= Magdalena Andersdotter =

Norwegian shipowner

Magdalena Andersdotter (1590-1650) was a Norwegian shipowner. Alongside Beinta Broberg, she is one of the two best-known women in the pre-19th century history of the Faroe Islands.

==Life==
Andersdotter was first married to the Norwegian merchant Niels Joenssøn of Bergen, and managed his business as a shipowner as a widow. She remarried the wealthy farmer and official Mikkjal Joensson (1566–1648) on the Faroe Islands in 1616.

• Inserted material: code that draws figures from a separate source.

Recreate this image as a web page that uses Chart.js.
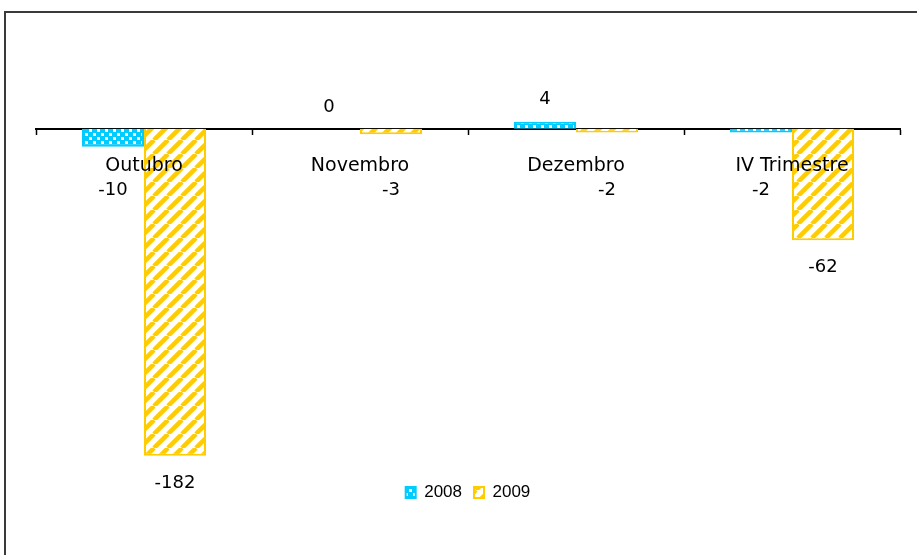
<!DOCTYPE html>
<html>
<head>
<meta charset="utf-8">
<script src="https://cdn.jsdelivr.net/npm/chart.js@4"></script>
<style>
  html, body { margin:0; padding:0; background:#fff; overflow:hidden; }
  #frame { position:absolute; left:4px; top:11px; width:2000px; height:2000px; border:2px solid #3a3a3a; }
  #c { position:absolute; left:0; top:0; }
</style>
</head>
<body>
<div id="frame"></div>
<canvas id="c" width="917" height="555"></canvas>
<script>
// --- data ---
const CATEGORIES = ["Outubro", "Novembro", "Dezembro", "IV Trimestre"];
const SERIES_NAMES = ["2008", "2009"];
const VALUES_2008 = [-10, 0, 4, -2];
const VALUES_2009 = [-182, -3, -2, -62];
const Y_MIN = -191;
const Y_MAX = 40;

// fill patterns (dots for 2008, diagonal stripes for 2009)
function dotPattern(){
  const c = document.createElement('canvas');
  c.width = 8; c.height = 8;
  const g = c.getContext('2d');
  g.fillStyle = '#00CCFF'; g.fillRect(0,0,8,8);
  g.fillStyle = '#fff';
  g.fillRect(1,1,3,3); g.fillRect(5,5,3,3);
  return g.createPattern(c, 'repeat');
}
function stripePattern(){
  const s = 14;
  const c = document.createElement('canvas');
  c.width = s; c.height = s;
  const g = c.getContext('2d');
  g.fillStyle = '#fff'; g.fillRect(0,0,s,s);
  g.strokeStyle = '#FFCC00'; g.lineWidth = 4.5;
  g.beginPath();
  [-s, 0, s].forEach(k => { g.moveTo(k, s); g.lineTo(k + s, 0); });
  g.stroke();
  return g.createPattern(c, 'repeat');
}

// value labels under/over each bar
const valueLabels = {
  id: 'valueLabels',
  afterDraw(chart){
    const ctx = chart.ctx;
    ctx.save();
    ctx.font = '18px "DejaVu Sans"';
    ctx.fillStyle = '#000';
    ctx.textAlign = 'center';
    ctx.textBaseline = 'middle';
    chart.data.datasets.forEach((ds, i) => {
      chart.getDatasetMeta(i).data.forEach((bar, j) => {
        const v = ds.data[j];
        const y = v >= 0 ? bar.y - 22 : Math.max(bar.y + 27, 190);
        ctx.fillText(String(v), bar.x, y);
      });
    });
    ctx.restore();
  }
};

const ctx = document.getElementById('c').getContext('2d');
new Chart(ctx, {
  type: 'bar',
  data: {
    labels: CATEGORIES,
    datasets: [
      { label: SERIES_NAMES[0], data: VALUES_2008, backgroundColor: dotPattern(), borderColor: '#00CCFF', borderWidth: 2 },
      { label: SERIES_NAMES[1], data: VALUES_2009, backgroundColor: stripePattern(), borderColor: '#FFCC00', borderWidth: 2 }
    ]
  },
  options: {
    responsive: false,
    animation: false,
    categoryPercentage: 0.574,
    barPercentage: 1,
    layout: { padding: { left: 36, right: 17, top: 57, bottom: 44 } },
    plugins: {
      tooltip: { enabled: false },
      legend: {
        position: 'bottom',
        labels: {
          color: '#000',
          font: { family: '"Liberation Sans", Arial', size: 17 },
          boxWidth: 10, boxHeight: 11, padding: 12
        }
      }
    },
    scales: {
      x: {
        position: { y: 0 },
        grid: { drawOnChartArea: false, drawTicks: true, tickLength: 5, tickColor: '#000', tickWidth: 1.5, offset: true },
        border: { display: true, color: '#000', width: 2 },
        ticks: { z: 1, color: '#000', font: { family: '"DejaVu Sans"', size: 19 }, padding: 21, maxRotation: 0, autoSkip: false }
      },
      y: {
        display: false,
        min: Y_MIN, max: Y_MAX
      }
    }
  },
  plugins: [valueLabels]
});
</script>
</body>
</html>
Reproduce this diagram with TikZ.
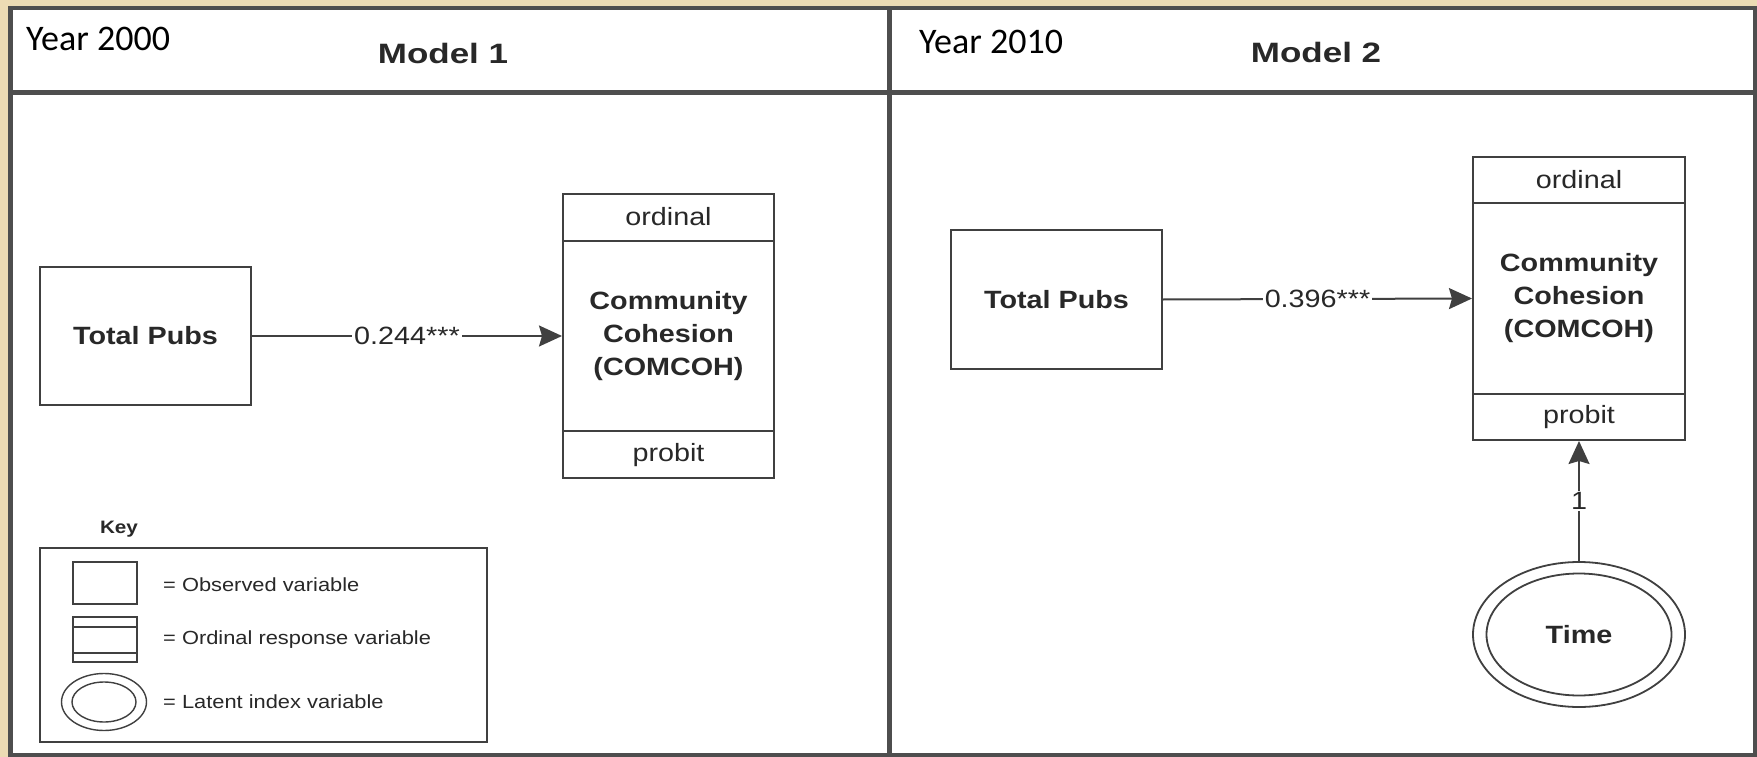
\documentclass[tikz,border=0pt]{standalone}
\usepackage{fontspec}
\usetikzlibrary{arrows.meta,shapes.geometric,calc}
\newfontfamily\arialS[FakeStretch=1.15]{Liberation Sans}
\newfontfamily\arialW[FakeStretch=1.25]{Liberation Sans}
\newfontfamily\calib{Carlito}
\definecolor{bgwood}{RGB}{236,219,180}
\definecolor{framegray}{RGB}{78,78,78}
\definecolor{boxgray}{RGB}{64,64,64}
\definecolor{txtgray}{RGB}{40,40,40}
\begin{document}
\begin{tikzpicture}[x=1pt,y=-1pt,
  obsbox/.style={draw=boxgray, line width=2pt, fill=white, rectangle, inner sep=0pt, text=txtgray, font=\arialS\bfseries\fontsize{25}{33}\selectfont, align=center},
  sectlbl/.style={text=txtgray, font=\arialS\fontsize{25}{30}\selectfont, inner sep=0pt},
  boxline/.style={draw=boxgray, line width=2pt},
  conn/.style={draw=boxgray, line width=2pt, -{Stealth[length=23pt,width=21pt,inset=3pt]}},
  lbl/.style={fill=white, text=txtgray, font=\arialS\fontsize{25}{30}\selectfont, inner sep=2pt},
  yearlbl/.style={font=\calib\fontsize{36}{40}\selectfont, anchor=base west, inner sep=0pt, text=black},
  modellbl/.style={font=\arialW\bfseries\fontsize{28}{32}\selectfont, anchor=base, inner sep=0pt, text=txtgray},
  keytxt/.style={font=\arialS\fontsize{19}{22}\selectfont, anchor=west, inner sep=0pt, text=txtgray},
  keyline/.style={draw=boxgray, line width=1.6pt},
  ]
\fill[bgwood] (0,0) rectangle (1757,757);
\useasboundingbox (0,0) rectangle (1757,757);
% frame
\filldraw[fill=white, draw=framegray, line width=4.5pt] (10.5,8) rectangle (1755,755);
\draw[framegray, line width=4.5pt] (10.5,92.5) -- (1755,92.5);
\draw[framegray, line width=4.5pt] (889.5,8) -- (889.5,755);
% headers
\node[yearlbl] (y1) at (26,51) {Year 2000};
\node[yearlbl] (y2) at (919,54) {Year 2010};
\node[modellbl] (m1) at (443,64) {Model 1};
\node[modellbl] (m2) at (1316,63) {Model 2};
% Model 1
\node[obsbox, minimum width=211pt, minimum height=138pt] (tp1) at (145.5,336) {Total Pubs};
\node[obsbox, minimum width=211pt, minimum height=284pt] (box1) at (668.5,336) {Community\\Cohesion\\(COMCOH)};
\draw[boxline] ($(box1.north west)+(0,48)$) -- ($(box1.north east)+(0,48)$);
\draw[boxline] ($(box1.south west)+(0,-48)$) -- ($(box1.south east)+(0,-48)$);
\node[sectlbl] (ord1) at ($(box1.north)+(0,24)$) {ordinal};
\node[sectlbl] (prb1) at ($(box1.south)+(0,-24)$) {probit};
\draw[conn] (tp1.east) -- node[lbl] {0.244***} (box1.west);
% Key
\node[font=\arialS\bfseries\fontsize{18}{20}\selectfont, text=txtgray, inner sep=0pt] (keyttl) at (119,529) {Key};
\node[draw=boxgray, line width=2pt, minimum width=447pt, minimum height=194pt, inner sep=0pt] (keybox) at (263.5,645) {};
\node[draw=boxgray, line width=1.6pt, minimum width=64pt, minimum height=42pt, inner sep=0pt] (kobs) at (105,583) {};
\node[draw=boxgray, line width=1.6pt, minimum width=64pt, minimum height=45pt, inner sep=0pt] (kord) at (105,639.5) {};
\draw[keyline] ($(kord.north west)+(0,11)$) -- ($(kord.north east)+(0,11)$);
\draw[keyline] ($(kord.south west)+(0,-10)$) -- ($(kord.south east)+(0,-10)$);
\node[draw=boxgray, line width=1.4pt, ellipse, minimum width=85pt, minimum height=57pt, inner sep=0pt] (klat) at (104,702) {};
\draw[keyline, line width=1.4pt] (klat.center) ellipse [x radius=32pt, y radius=20pt];
\node[keytxt] (t1) at (163,585) {= Observed variable};
\node[keytxt] (t2) at (163,640) {= Ordinal response variable};
\node[keytxt] (t3) at (163,702) {= Latent index variable};
% Model 2
\node[obsbox, minimum width=211pt, minimum height=139pt] (tp2) at (1056.5,299.5) {Total Pubs};
\node[obsbox, minimum width=212pt, minimum height=283pt] (box2) at (1579,298.5) {Community\\Cohesion\\(COMCOH)};
\draw[boxline] ($(box2.north west)+(0,47)$) -- ($(box2.north east)+(0,47)$);
\draw[boxline] ($(box2.south west)+(0,-47)$) -- ($(box2.south east)+(0,-47)$);
\node[sectlbl] (ord2) at ($(box2.north)+(0,23.5)$) {ordinal};
\node[sectlbl] (prb2) at ($(box2.south)+(0,-23.5)$) {probit};
\draw[conn] (tp2.east) -- node[lbl] {0.396***} (box2.west);
\node[draw=boxgray, line width=1.8pt, ellipse, fill=white, minimum width=212pt, minimum height=145pt, inner sep=0pt, text=txtgray, font=\arialS\bfseries\fontsize{25}{30}\selectfont] (time) at (1579,634.5) {Time};
\draw[boxline, line width=1.8pt] (time.center) ellipse [x radius=92.5pt, y radius=61pt];
\draw[conn] (time.north) -- node[lbl, inner sep=1pt] {1} (box2.south);
\end{tikzpicture}
\end{document}
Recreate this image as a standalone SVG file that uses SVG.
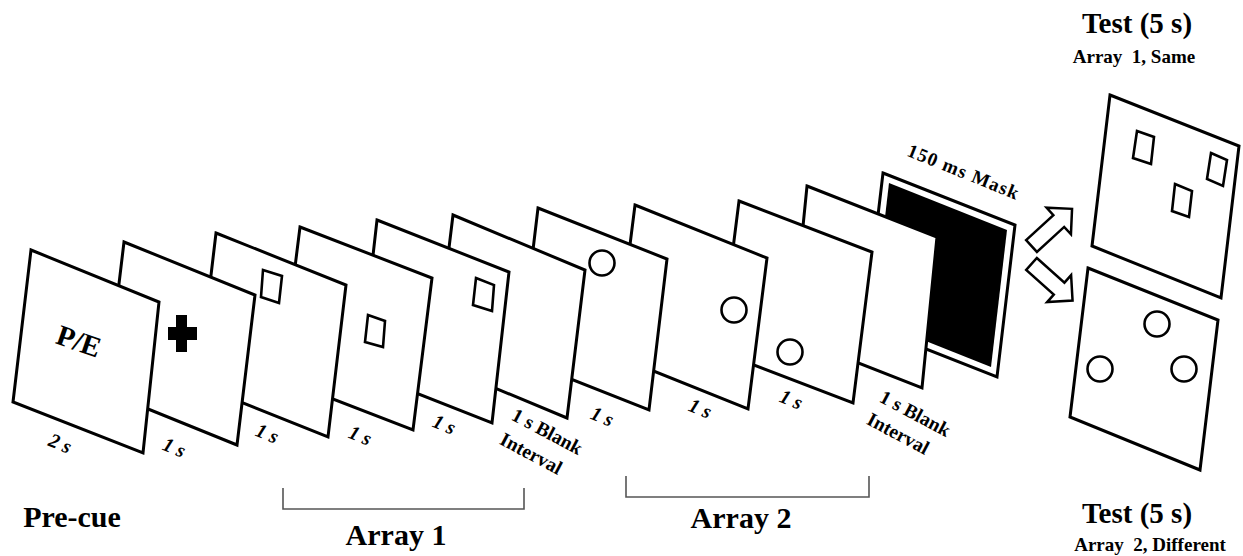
<svg xmlns="http://www.w3.org/2000/svg" width="1243" height="556" viewBox="0 0 1243 556">
<style>
.panel{fill:#fff;stroke:#000;stroke-width:3;stroke-linejoin:miter}
.shape{fill:none;stroke:#000;stroke-width:2.6}
.dur{font-family:"Liberation Serif",serif;font-weight:bold;font-style:italic;font-size:20px;text-anchor:middle;fill:#000}
.blank{font-family:"Liberation Serif",serif;font-weight:bold;font-size:19.5px;text-anchor:middle;fill:#000}
.big{font-family:"Liberation Serif",serif;font-weight:bold;font-size:30px;text-anchor:middle;fill:#000}
.sub{font-family:"Liberation Serif",serif;font-weight:bold;font-size:19px;text-anchor:middle;fill:#000}
.arrow{fill:#fff;stroke:#000;stroke-width:2.5;stroke-linejoin:miter}
.bracket{fill:none;stroke:#555;stroke-width:1.6}
</style>
<rect width="1243" height="556" fill="#fff"/>

<g id="mask">
<polygon class="panel" points="883,173 1015,225 997,377 865,325"/>
<polygon fill="#000" points="889,183 1007,230 991,367 873,320"/>
<text class="sub" transform="translate(963,172) rotate(22)" y="6" textLength="118">150 ms Mask</text>
</g>
<g id="blank2">
<polygon class="panel" points="807,186 937,237 922,388 792,337"/>
<text class="blank" transform="translate(915,414) rotate(28)" y="6">1 s Blank</text>
<text class="blank" transform="translate(898,434) rotate(28)" y="6">Interval</text>
</g>
<g id="a2c3">
<polygon class="panel" points="739,201 872,252 853,403 720,352"/>
<circle class="shape" cx="790" cy="352" r="12.5"/>
<text class="dur" transform="translate(791,400) rotate(22)" y="6">1 s</text>
</g>
<g id="a2c2">
<polygon class="panel" points="635,205 767,258 748,409 616,356"/>
<circle class="shape" cx="734" cy="310" r="12.5"/>
<text class="dur" transform="translate(700,409) rotate(22)" y="6">1 s</text>
</g>
<g id="a2c1">
<polygon class="panel" points="538,208 667,259 649,410 520,359"/>
<circle class="shape" cx="602" cy="263" r="12.5"/>
<text class="dur" transform="translate(602,417) rotate(22)" y="6">1 s</text>
</g>
<g id="blank1">
<polygon class="panel" points="453,215 585,270 567,418 435,363"/>
<text class="blank" transform="translate(547,432) rotate(28)" y="6">1 s Blank</text>
<text class="blank" transform="translate(531,454) rotate(28)" y="6">Interval</text>
</g>
<g id="a1r3">
<polygon class="panel" points="377,220 509,272 492,423 360,371"/>
<polygon class="shape" points="476,278 494,285 492,311 473,305"/>
<text class="dur" transform="translate(444,425) rotate(22)" y="6">1 s</text>
</g>
<g id="a1r2">
<polygon class="panel" points="300,227 432,278 413,430 281,379"/>
<polygon class="shape" points="368,315 385,321 383,347 365,342"/>
<text class="dur" transform="translate(360,436) rotate(22)" y="6">1 s</text>
</g>
<g id="a1r1">
<polygon class="panel" points="216,233 346,285 328,437 198,385"/>
<polygon class="shape" points="263,270 282,276 279,303 261,297"/>
<text class="dur" transform="translate(267,434) rotate(22)" y="6">1 s</text>
</g>
<g id="fixation">
<polygon class="panel" points="124,242 255,295 237,445 106,392"/>
<polygon fill="#000" points="176,315 187,315 187,327 197,327 197,340 187,340 187,352 176,352 176,340 168,340 168,327 176,327"/>
<text class="dur" transform="translate(174,448) rotate(22)" y="6">1 s</text>
</g>
<g id="precue">
<polygon class="panel" points="31,250 159,302 143,453 13,402"/>
<text class="big" style="font-size:29px" transform="translate(79,341) rotate(19)" y="10">P/E</text>
<text class="dur" transform="translate(60,444) rotate(22)" y="6">2 s</text>
</g>

<g id="test1">
<polygon class="panel" points="1110,95 1239,146 1221,298 1092,246"/>
<polygon class="shape" points="1137,131 1154,137 1151,164 1133,158"/>
<polygon class="shape" points="1211,153 1227,160 1223,186 1207,179"/>
<polygon class="shape" points="1175,184 1192,191 1189,217 1172,211"/>
<text class="big" x="1137" y="33" style="font-size:29px">Test (5 s)</text>
<text class="sub" x="1134" y="63" xml:space="preserve">Array  1, Same</text>
</g>
<g id="test2">
<polygon class="panel" points="1088,268 1218,320 1200,470 1070,417"/>
<circle class="shape" cx="1157" cy="324" r="12.5"/>
<circle class="shape" cx="1100" cy="369" r="12.5"/>
<circle class="shape" cx="1184" cy="369" r="12.5"/>
<text class="big" x="1137" y="523" style="font-size:29px">Test (5 s)</text>
<text class="sub" x="1150" y="551" xml:space="preserve">Array  2, Different</text>
</g>

<g id="connectors">
<polygon class="arrow" transform="translate(1031.5,246) rotate(-42.5)" points="0,-8 37,-8 37,-18 55,0 37,18 37,8 0,8"/>
<polygon class="arrow" transform="translate(1031.5,264) rotate(41.7)" points="0,-8 37,-8 37,-18 55,0 37,18 37,8 0,8"/>
</g>

<g id="labels">
<text class="big" x="72" y="527">Pre-cue</text>
<path class="bracket" d="M283,488 V509 H524 V488"/>
<text class="big" x="396" y="545">Array 1</text>
<path class="bracket" d="M626,476 V497 H869 V476"/>
<text class="big" x="741" y="528">Array 2</text>
</g>
</svg>
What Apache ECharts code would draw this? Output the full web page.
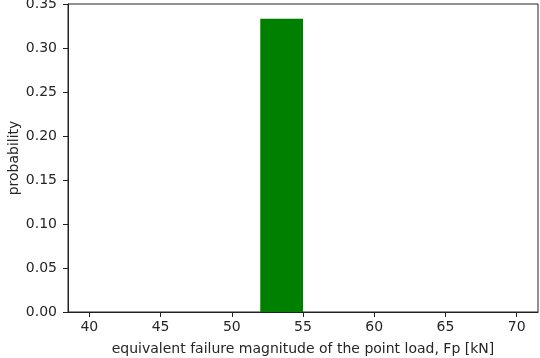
<!DOCTYPE html>
<html>
<head>
<meta charset="utf-8">
<script src="https://cdn.jsdelivr.net/npm/echarts@6/dist/echarts.min.js"></script>
<style>
  html, body { margin: 0; padding: 0; background: #fff; }
  #chart { width: 540px; height: 358px; }
</style>
</head>
<body>
<div id="chart"></div>
<script>
// Histogram bin edges (kN) and the probability of each bin
const binEdges = [40, 43, 46, 49, 52, 55, 58, 61, 64, 67, 70];
const probabilities = [0, 0, 0, 0, 0.3333, 0, 0, 0, 0, 0];
const xTicks = [40, 45, 50, 55, 60, 65, 70];
const yTicks = [0, 0.05, 0.10, 0.15, 0.20, 0.25, 0.30, 0.35];

const xLabel = 'equivalent failure magnitude of the point load, Fp [kN]';
const yLabel = 'probability';

// Each bar spans [start, end] on the x axis with height = probability
const bars = probabilities.map((p, i) => [binEdges[i], binEdges[i + 1], p]);

// 5% padding on both sides of the binned range
const span = binEdges[binEdges.length - 1] - binEdges[0];
const xMin = binEdges[0] - 0.05 * span;
const xMax = binEdges[binEdges.length - 1] + 0.05 * span;

const textColor = '#262626';
const font = 'DejaVu Sans';
const fontSize = 14;

const chart = echarts.init(document.getElementById('chart'), null, { renderer: 'canvas' });
chart.setOption({
  animation: false,
  backgroundColor: '#ffffff',
  grid: {
    left: 68, right: 2, top: 4, bottom: 46,
    containLabel: false,
    outerBoundsMode: 'none',
    show: true, borderColor: '#222', borderWidth: 1, backgroundColor: 'transparent'
  },
  xAxis: {
    type: 'value',
    min: xMin,
    max: xMax,
    name: xLabel,
    nameLocation: 'middle',
    nameGap: 30,
    nameMoveOverlap: false,
    nameTextStyle: { color: textColor, fontFamily: font, fontSize: fontSize },
    splitLine: { show: false },
    axisLine: { show: true, onZero: false, lineStyle: { color: '#222', width: 1 } },
    axisTick: {
      show: true, length: 5, lineStyle: { color: '#222' },
      customValues: xTicks
    },
    axisLabel: {
      color: textColor, fontFamily: font, fontSize: fontSize, margin: 8,
      customValues: xTicks,
      formatter: v => String(v)
    }
  },
  yAxis: {
    type: 'value',
    min: 0,
    max: 0.35,
    interval: 0.05,
    name: yLabel,
    nameLocation: 'middle',
    nameGap: 47,
    nameMoveOverlap: false,
    nameRotate: 90,
    nameTextStyle: { color: textColor, fontFamily: font, fontSize: fontSize },
    splitLine: { show: false },
    axisLine: { show: true, lineStyle: { color: '#222', width: 1 } },
    axisTick: { show: true, length: 5, lineStyle: { color: '#222' }, customValues: yTicks },
    axisLabel: {
      color: textColor, fontFamily: font, fontSize: fontSize, margin: 11,
      customValues: yTicks,
      formatter: v => v.toFixed(2)
    }
  },
  series: [{
    type: 'custom',
    data: bars,
    encode: { x: [0, 1], y: 2 },
    renderItem: function (params, api) {
      const h = api.value(2);
      if (!h) return null;
      const p0 = api.coord([api.value(0), 0]);
      const p1 = api.coord([api.value(1), h]);
      return {
        type: 'rect',
        shape: { x: p0[0], y: p1[1], width: p1[0] - p0[0], height: p0[1] - p1[1] },
        style: { fill: '#008000' }
      };
    }
  }]
});
</script>
</body>
</html>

Andersdotter became known for her many lawsuits and feuds against her husband. After her second marriage, she moved to the Faroe Islands, where she did not adjust well. The lawsuits focused around her husband's attempts to take control over her business as well as slander cases. She was also involved in feuds with her step-sons, who she refused to sit at the main table in her house hold. In 1633, she was banned from leaving the islands, but in 1634 she violated the ban and left for Bergen, and in 1635 she put her cause before the monarch. She returned to the islands in 1638 and was put on trial, but returned to the monarch in Copenhagen in 1639. It is unknown how the case was settled.

== In history ==

The lawsuits of Andersdotter has played a part in the history of the Faroe Islands and has been interpreted in various ways by the historians during the centuries. In the 1850s, she was made a symbol of the Faroeic resistance in protecting her rights toward the oppressors, in the 1890s as a bad example, and during the 20th century the portrait of her has been subject of physiological interpretations.